The influence of this widespread deference to economics and economists is clear and tempts non-economists co-opted into the economics guild.  Many, like me, stay on the outside, even when I was invited to preside over a major national economics association.  I prefer to continue my broadsides that economics is now defunct and a form of brain damage, certainly a waste of time for students aspiring to be competent global citizens and policy wonks.  They can study free on our MOOC, Ethical Markets focuses on re-tooling asset allocators’ models, reforming markets and metrics while offering our 2017 Green Transition Scoreboard® and Principles of Ethical Biomimicry Finance® to construct more sustainable and resilient portfolios.

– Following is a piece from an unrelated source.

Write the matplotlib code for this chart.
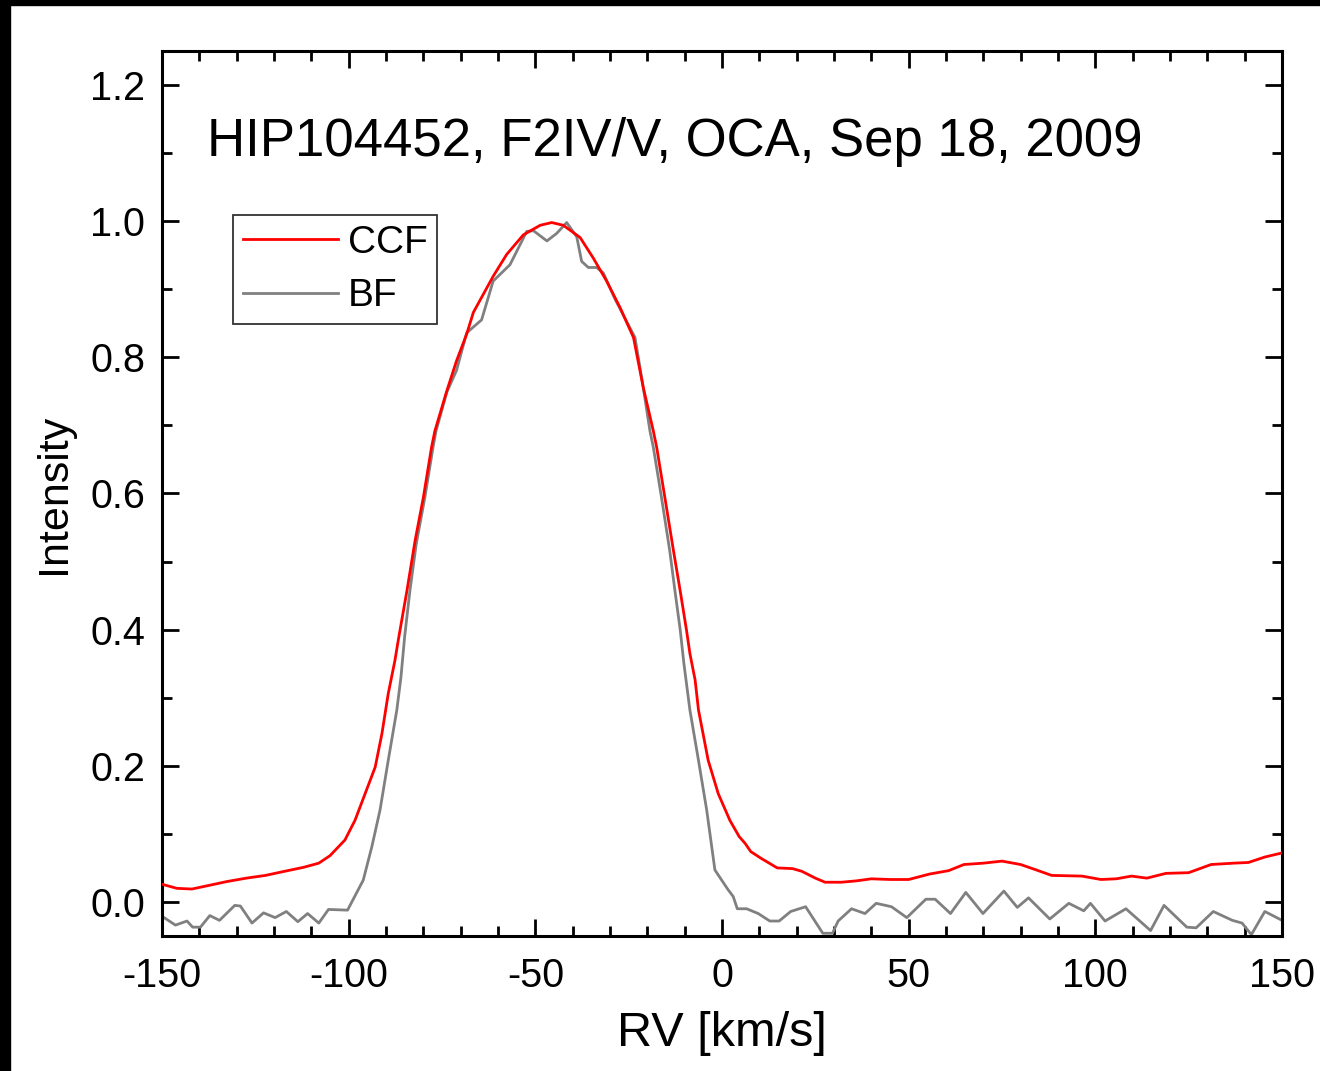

Raworth’s Doughnut is beyond economics: as a multi-disciplinary systems approach to public policy.  So I hope she is wrong in asserting that we all must master economics as “the mother tongue of public policy” in her summary Chapter “We Are All Economists Now”.  This cannot take us beyond the bogus philosophy of “economism” to the Earth systems science of the next Solar Age!

Meanwhile Manuel Castells and his co-authors continue exploring the exciting world beyond economism …stressing at the outset in Chapter 1 that “Economy Is Culture”, with his co-author Sarah Banet-Wesier.  In Chapter 2 Giorgio Kallis describes “Economics Without Growth”.  Sviatlana Hlebik analyses “World Community Economics for Sustainable Local Development” in Chapter 3.   Lana Swartz covers “Blockchain Dreams” in Chapter 4.  Lisa J. Servon covers “Consumer Financial Services: Why Banks May Not Be the Answer” in Chapter 5.  All these are packed will brilliant analyses and troves of examples.   Chapters 6, 7 and 8 describe successful alternatives and practices in both markets and commons to cope with the crises of economism.

While both these exciting books are must reading, their differing viewpoints: Raworth’s from the inside and Castells remaining on the outside, are highly illuminating.  Both are good summer reading for all financial players retooling their skillsets for the future…but will be largely ignored by economists.